Here we look at Yorkshire's part in the British slave trade and the impact left in our historic environment.

Harewood House

Henry Lascelles (from 1690 to 1753) was a banker and sugar importer who held shares in 21 ships involved in the slave trade between Barbados and Africa. He bought land in Yorkshire with the fortune he amassed.

In 1759 his son Edwin Lascelles, Baron Harewood (from 1712 to 1795), laid the foundation stone of Harewood House, Harewood, Leeds LS17 9LG.

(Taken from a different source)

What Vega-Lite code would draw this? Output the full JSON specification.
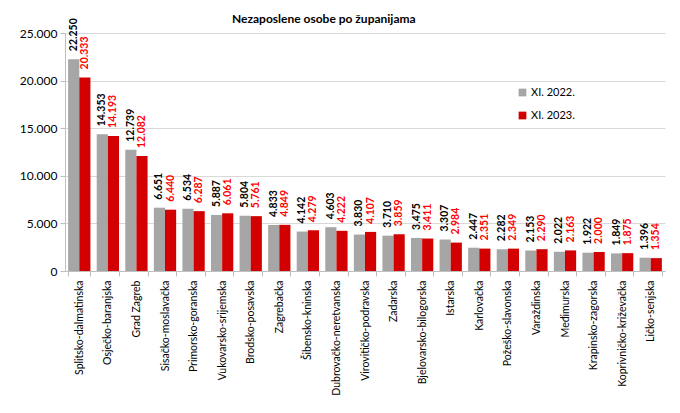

Room containing gilt edged furniture and a grand piano and decorated with gilt framed oil paintings.
The music room at Harewood House © Reproduced by kind permission of the Earl and Countess of Harewood

Sneaton Castle

In 1820 James Wilson (birth unknown, died in 1830) bought Sneaton Castle, Whitby, Yorkshire YO21 3QN. Wilson also owned a sugar plantation in St. Vincent, where in 1827 he employed 231 'negroes'.

In Whitby he set out to be a pillar of the community. In 1823 he rebuilt the church of St. Hilda in Sneaton and between 1826 and 1830 was MP for nearby York. In his first Parliamentary speech he opposed the immediate emancipation of slaves.

Sneaton Castle is now a conference centre.